━━━━━ Information supplied
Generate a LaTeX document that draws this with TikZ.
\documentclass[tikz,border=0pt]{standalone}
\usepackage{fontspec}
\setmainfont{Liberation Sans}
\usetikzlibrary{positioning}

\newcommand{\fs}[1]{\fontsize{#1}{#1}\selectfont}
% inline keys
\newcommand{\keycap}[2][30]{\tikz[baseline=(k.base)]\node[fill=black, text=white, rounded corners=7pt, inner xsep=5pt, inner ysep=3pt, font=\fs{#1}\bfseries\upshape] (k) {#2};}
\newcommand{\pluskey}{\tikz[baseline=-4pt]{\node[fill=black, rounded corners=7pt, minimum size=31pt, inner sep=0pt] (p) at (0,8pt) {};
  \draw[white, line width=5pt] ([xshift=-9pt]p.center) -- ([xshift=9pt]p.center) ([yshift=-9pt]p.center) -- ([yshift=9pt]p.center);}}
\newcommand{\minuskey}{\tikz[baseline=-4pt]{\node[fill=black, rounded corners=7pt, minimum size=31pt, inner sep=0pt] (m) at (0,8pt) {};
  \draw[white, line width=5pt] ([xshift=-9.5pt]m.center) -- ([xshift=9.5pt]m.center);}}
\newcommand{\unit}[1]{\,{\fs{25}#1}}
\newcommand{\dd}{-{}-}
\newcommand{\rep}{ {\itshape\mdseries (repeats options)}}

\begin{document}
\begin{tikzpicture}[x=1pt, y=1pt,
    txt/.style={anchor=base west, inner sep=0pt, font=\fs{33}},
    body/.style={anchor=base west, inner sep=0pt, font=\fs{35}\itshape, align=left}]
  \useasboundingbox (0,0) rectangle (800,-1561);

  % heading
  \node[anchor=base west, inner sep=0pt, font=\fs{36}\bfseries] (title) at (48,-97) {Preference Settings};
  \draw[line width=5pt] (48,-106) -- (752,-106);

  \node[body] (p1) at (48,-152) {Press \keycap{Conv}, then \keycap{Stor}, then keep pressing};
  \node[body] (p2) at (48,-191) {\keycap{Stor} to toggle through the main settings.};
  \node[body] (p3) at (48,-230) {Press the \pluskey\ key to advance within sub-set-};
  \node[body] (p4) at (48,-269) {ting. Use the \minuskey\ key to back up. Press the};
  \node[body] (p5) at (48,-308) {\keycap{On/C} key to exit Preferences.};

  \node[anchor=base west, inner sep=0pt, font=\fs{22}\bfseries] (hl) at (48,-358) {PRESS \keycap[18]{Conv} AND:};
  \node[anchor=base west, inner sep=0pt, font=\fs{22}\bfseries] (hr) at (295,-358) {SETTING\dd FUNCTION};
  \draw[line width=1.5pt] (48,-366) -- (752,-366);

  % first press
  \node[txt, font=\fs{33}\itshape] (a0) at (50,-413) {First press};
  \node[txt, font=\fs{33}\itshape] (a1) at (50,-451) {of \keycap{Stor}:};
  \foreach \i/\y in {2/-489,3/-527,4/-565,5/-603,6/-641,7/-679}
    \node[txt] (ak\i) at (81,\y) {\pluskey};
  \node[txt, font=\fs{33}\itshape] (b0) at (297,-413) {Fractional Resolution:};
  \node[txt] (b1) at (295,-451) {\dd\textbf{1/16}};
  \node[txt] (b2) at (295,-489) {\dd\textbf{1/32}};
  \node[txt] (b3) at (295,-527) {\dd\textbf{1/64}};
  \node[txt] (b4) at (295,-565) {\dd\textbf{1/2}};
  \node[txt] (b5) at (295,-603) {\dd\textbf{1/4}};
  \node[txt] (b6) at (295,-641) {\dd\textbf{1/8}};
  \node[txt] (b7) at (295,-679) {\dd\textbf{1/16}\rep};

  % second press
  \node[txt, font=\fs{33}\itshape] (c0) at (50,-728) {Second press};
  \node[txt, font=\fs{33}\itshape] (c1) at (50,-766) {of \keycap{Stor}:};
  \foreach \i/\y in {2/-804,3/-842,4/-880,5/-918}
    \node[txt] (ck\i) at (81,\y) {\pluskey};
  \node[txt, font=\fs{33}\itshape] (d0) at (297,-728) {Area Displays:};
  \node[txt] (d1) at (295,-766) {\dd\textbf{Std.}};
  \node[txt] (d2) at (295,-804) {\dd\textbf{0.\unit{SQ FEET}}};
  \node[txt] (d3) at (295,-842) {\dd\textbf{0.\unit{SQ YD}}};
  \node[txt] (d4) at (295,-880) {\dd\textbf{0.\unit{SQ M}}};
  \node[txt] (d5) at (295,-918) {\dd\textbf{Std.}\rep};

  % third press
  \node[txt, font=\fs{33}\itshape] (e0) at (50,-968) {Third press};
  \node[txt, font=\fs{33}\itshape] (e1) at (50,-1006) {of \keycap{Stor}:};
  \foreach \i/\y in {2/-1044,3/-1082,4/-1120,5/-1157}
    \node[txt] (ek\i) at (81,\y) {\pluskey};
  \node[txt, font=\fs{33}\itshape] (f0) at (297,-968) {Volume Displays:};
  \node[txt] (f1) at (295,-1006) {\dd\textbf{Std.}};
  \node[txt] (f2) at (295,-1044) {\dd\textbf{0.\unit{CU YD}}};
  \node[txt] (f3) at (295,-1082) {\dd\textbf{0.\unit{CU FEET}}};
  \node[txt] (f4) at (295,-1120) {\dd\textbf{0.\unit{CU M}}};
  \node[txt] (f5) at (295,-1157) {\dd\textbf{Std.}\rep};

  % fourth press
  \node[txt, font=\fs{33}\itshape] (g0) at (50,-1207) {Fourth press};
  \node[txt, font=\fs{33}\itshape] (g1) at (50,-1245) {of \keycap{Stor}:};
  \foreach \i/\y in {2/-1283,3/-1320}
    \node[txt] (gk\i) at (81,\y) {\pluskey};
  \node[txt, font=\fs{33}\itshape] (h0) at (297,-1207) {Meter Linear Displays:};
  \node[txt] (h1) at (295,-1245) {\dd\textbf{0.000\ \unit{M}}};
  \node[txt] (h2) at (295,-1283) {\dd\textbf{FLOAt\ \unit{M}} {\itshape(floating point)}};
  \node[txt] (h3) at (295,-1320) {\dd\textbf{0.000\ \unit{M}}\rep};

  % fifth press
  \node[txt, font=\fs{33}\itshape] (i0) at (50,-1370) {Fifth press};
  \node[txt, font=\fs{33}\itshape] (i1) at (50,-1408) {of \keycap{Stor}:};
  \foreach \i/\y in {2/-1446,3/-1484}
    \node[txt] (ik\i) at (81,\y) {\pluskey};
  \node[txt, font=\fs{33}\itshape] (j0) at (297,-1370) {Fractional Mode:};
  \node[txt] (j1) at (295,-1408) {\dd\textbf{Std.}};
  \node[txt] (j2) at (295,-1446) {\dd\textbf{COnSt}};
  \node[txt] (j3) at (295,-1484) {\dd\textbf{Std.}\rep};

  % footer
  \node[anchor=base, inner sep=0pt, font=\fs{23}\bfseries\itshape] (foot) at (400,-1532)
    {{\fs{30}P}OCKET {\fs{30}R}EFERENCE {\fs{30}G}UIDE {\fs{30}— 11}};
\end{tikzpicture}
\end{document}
━━━━━━━━━━
━━━━━ Information supplied
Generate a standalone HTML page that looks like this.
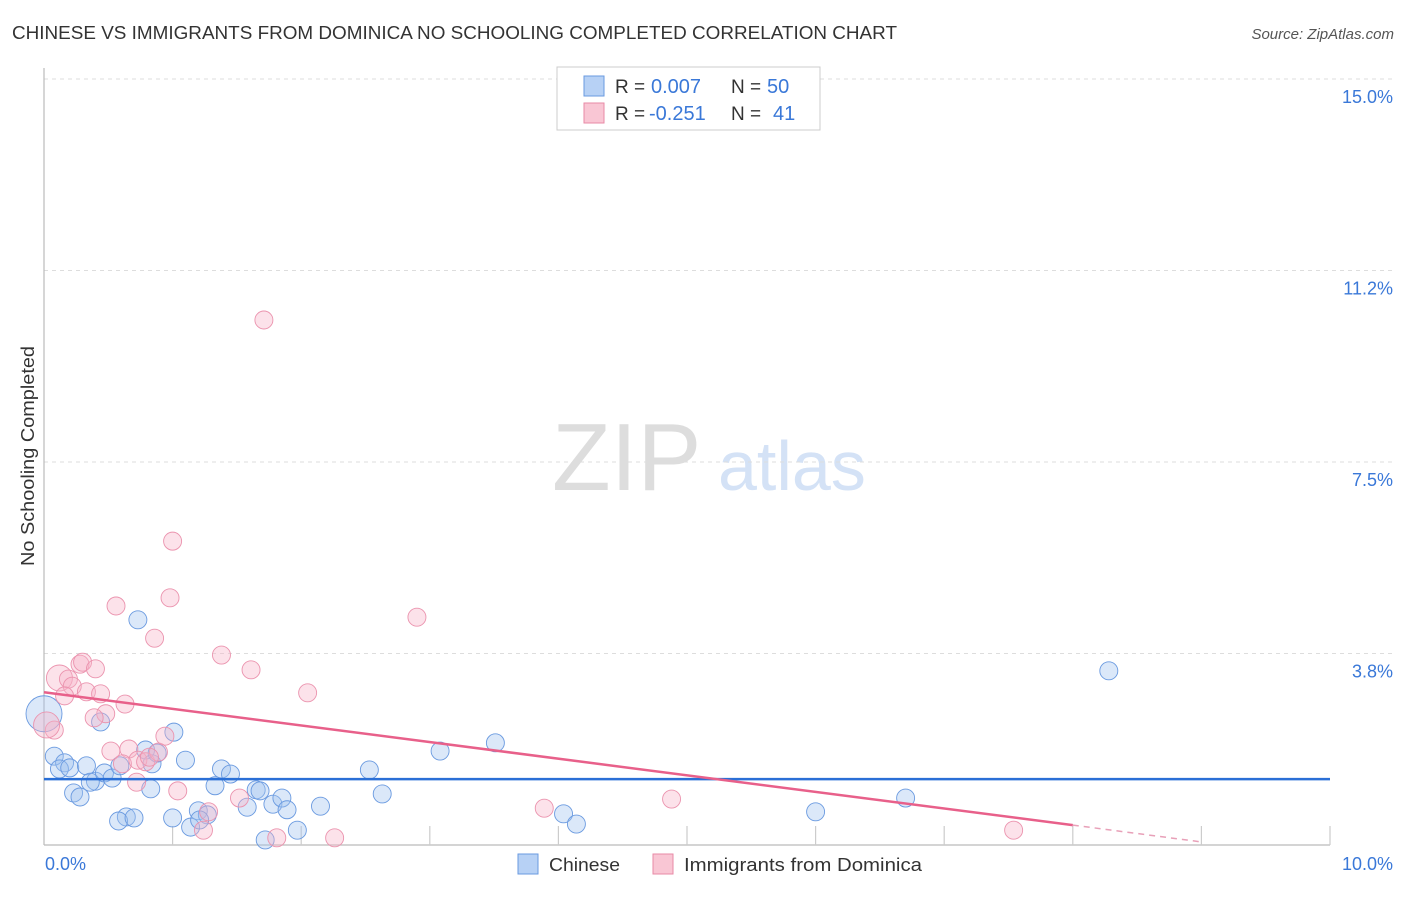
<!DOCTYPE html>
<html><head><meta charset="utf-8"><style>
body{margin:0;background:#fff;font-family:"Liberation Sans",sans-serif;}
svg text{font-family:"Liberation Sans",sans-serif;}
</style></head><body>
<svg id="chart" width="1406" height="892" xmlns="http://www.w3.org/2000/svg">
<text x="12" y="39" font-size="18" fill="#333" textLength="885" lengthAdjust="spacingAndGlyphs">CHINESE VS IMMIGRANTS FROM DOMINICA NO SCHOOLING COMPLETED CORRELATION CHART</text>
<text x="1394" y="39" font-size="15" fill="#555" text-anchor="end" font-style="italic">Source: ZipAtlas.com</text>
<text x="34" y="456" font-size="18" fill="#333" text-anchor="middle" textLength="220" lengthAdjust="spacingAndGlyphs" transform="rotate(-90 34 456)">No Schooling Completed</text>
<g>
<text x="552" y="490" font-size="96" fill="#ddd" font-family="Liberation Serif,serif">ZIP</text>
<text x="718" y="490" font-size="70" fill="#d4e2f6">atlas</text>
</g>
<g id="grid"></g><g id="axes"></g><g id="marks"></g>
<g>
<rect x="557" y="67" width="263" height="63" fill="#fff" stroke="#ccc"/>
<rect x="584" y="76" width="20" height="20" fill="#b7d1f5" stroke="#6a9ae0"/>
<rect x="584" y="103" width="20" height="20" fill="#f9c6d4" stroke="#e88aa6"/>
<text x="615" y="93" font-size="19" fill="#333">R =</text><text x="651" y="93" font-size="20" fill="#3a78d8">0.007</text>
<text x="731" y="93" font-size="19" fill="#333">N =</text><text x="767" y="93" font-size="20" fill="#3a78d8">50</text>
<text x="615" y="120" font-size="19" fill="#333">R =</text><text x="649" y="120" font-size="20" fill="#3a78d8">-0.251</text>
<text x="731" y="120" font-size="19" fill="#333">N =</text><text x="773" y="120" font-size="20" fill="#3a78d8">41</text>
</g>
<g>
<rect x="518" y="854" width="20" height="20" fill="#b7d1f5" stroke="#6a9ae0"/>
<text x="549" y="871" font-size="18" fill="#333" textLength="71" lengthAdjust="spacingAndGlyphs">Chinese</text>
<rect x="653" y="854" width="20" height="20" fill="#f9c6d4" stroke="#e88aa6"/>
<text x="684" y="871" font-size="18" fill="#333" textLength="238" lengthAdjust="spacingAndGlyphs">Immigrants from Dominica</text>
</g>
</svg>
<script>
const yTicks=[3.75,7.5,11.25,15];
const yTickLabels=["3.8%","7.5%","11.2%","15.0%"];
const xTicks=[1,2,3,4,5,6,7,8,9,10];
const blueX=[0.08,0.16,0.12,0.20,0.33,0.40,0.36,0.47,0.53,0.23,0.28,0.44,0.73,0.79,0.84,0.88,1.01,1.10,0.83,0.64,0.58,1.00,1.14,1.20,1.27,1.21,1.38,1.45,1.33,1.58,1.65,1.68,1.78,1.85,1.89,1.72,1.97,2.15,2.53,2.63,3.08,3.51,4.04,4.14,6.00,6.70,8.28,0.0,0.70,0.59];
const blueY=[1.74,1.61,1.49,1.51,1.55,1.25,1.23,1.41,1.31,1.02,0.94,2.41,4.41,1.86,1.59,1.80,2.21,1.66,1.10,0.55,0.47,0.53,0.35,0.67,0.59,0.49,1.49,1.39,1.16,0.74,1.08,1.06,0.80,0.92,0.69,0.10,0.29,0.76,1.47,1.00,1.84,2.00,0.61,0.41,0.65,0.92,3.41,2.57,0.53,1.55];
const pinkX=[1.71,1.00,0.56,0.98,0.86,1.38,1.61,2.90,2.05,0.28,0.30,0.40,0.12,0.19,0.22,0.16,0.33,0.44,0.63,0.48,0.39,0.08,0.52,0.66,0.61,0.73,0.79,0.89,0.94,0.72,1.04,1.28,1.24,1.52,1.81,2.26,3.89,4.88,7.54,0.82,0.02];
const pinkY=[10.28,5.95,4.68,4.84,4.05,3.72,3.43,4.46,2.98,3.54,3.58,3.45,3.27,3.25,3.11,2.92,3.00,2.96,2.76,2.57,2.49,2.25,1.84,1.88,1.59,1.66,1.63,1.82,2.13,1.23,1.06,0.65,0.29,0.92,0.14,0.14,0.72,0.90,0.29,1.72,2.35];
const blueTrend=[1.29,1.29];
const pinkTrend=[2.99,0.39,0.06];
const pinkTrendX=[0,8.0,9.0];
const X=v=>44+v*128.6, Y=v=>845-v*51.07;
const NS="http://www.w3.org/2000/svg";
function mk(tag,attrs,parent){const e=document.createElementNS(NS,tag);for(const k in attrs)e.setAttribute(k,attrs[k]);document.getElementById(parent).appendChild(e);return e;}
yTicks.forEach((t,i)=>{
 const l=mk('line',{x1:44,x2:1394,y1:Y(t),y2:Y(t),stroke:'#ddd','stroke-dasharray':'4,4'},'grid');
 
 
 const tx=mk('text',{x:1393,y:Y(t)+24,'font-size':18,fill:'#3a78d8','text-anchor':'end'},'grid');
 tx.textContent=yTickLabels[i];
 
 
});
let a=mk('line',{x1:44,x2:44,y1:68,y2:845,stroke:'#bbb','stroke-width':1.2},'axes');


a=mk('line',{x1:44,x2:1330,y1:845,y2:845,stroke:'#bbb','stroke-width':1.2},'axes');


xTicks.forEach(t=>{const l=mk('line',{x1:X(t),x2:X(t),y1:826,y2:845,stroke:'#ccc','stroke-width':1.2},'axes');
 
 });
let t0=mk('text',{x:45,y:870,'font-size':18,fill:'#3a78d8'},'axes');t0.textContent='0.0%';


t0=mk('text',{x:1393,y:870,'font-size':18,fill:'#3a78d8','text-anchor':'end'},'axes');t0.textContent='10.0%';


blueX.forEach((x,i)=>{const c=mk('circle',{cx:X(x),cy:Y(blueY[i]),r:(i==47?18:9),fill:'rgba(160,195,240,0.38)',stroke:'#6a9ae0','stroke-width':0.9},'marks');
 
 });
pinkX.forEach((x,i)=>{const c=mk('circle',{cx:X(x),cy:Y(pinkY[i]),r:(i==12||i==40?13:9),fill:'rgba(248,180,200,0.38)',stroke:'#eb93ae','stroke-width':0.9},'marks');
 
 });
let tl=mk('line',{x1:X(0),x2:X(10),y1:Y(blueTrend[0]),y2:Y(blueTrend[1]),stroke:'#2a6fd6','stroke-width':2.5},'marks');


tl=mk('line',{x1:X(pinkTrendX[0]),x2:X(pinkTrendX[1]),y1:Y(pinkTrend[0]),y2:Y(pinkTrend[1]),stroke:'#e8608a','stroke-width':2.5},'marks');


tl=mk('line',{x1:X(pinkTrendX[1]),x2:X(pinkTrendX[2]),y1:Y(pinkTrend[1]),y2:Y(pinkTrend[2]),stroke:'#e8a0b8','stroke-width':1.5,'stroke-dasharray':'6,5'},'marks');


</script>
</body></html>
━━━━━━━━━━
Your task is to retype the entries verbatim, starting with the line that holds "Generate a LaTeX" and stopping after the line that holds "(48,-366) -- (752,-366);".

**Written response**:
Generate a LaTeX document that draws this with TikZ.
\documentclass[tikz,border=0pt]{standalone}
\usepackage{fontspec}
\setmainfont{Liberation Sans}
\usetikzlibrary{positioning}

\newcommand{\fs}[1]{\fontsize{#1}{#1}\selectfont}
% inline keys
\newcommand{\keycap}[2][30]{\tikz[baseline=(k.base)]\node[fill=black, text=white, rounded corners=7pt, inner xsep=5pt, inner ysep=3pt, font=\fs{#1}\bfseries\upshape] (k) {#2};}
\newcommand{\pluskey}{\tikz[baseline=-4pt]{\node[fill=black, rounded corners=7pt, minimum size=31pt, inner sep=0pt] (p) at (0,8pt) {};
  \draw[white, line width=5pt] ([xshift=-9pt]p.center) -- ([xshift=9pt]p.center) ([yshift=-9pt]p.center) -- ([yshift=9pt]p.center);}}
\newcommand{\minuskey}{\tikz[baseline=-4pt]{\node[fill=black, rounded corners=7pt, minimum size=31pt, inner sep=0pt] (m) at (0,8pt) {};
  \draw[white, line width=5pt] ([xshift=-9.5pt]m.center) -- ([xshift=9.5pt]m.center);}}
\newcommand{\unit}[1]{\,{\fs{25}#1}}
\newcommand{\dd}{-{}-}
\newcommand{\rep}{ {\itshape\mdseries (repeats options)}}

\begin{document}
\begin{tikzpicture}[x=1pt, y=1pt,
    txt/.style={anchor=base west, inner sep=0pt, font=\fs{33}},
    body/.style={anchor=base west, inner sep=0pt, font=\fs{35}\itshape, align=left}]
  \useasboundingbox (0,0) rectangle (800,-1561);

  % heading
  \node[anchor=base west, inner sep=0pt, font=\fs{36}\bfseries] (title) at (48,-97) {Preference Settings};
  \draw[line width=5pt] (48,-106) -- (752,-106);

  \node[body] (p1) at (48,-152) {Press \keycap{Conv}, then \keycap{Stor}, then keep pressing};
  \node[body] (p2) at (48,-191) {\keycap{Stor} to toggle through the main settings.};
  \node[body] (p3) at (48,-230) {Press the \pluskey\ key to advance within sub-set-};
  \node[body] (p4) at (48,-269) {ting. Use the \minuskey\ key to back up. Press the};
  \node[body] (p5) at (48,-308) {\keycap{On/C} key to exit Preferences.};

  \node[anchor=base west, inner sep=0pt, font=\fs{22}\bfseries] (hl) at (48,-358) {PRESS \keycap[18]{Conv} AND:};
  \node[anchor=base west, inner sep=0pt, font=\fs{22}\bfseries] (hr) at (295,-358) {SETTING\dd FUNCTION};
  \draw[line width=1.5pt] (48,-366) -- (752,-366);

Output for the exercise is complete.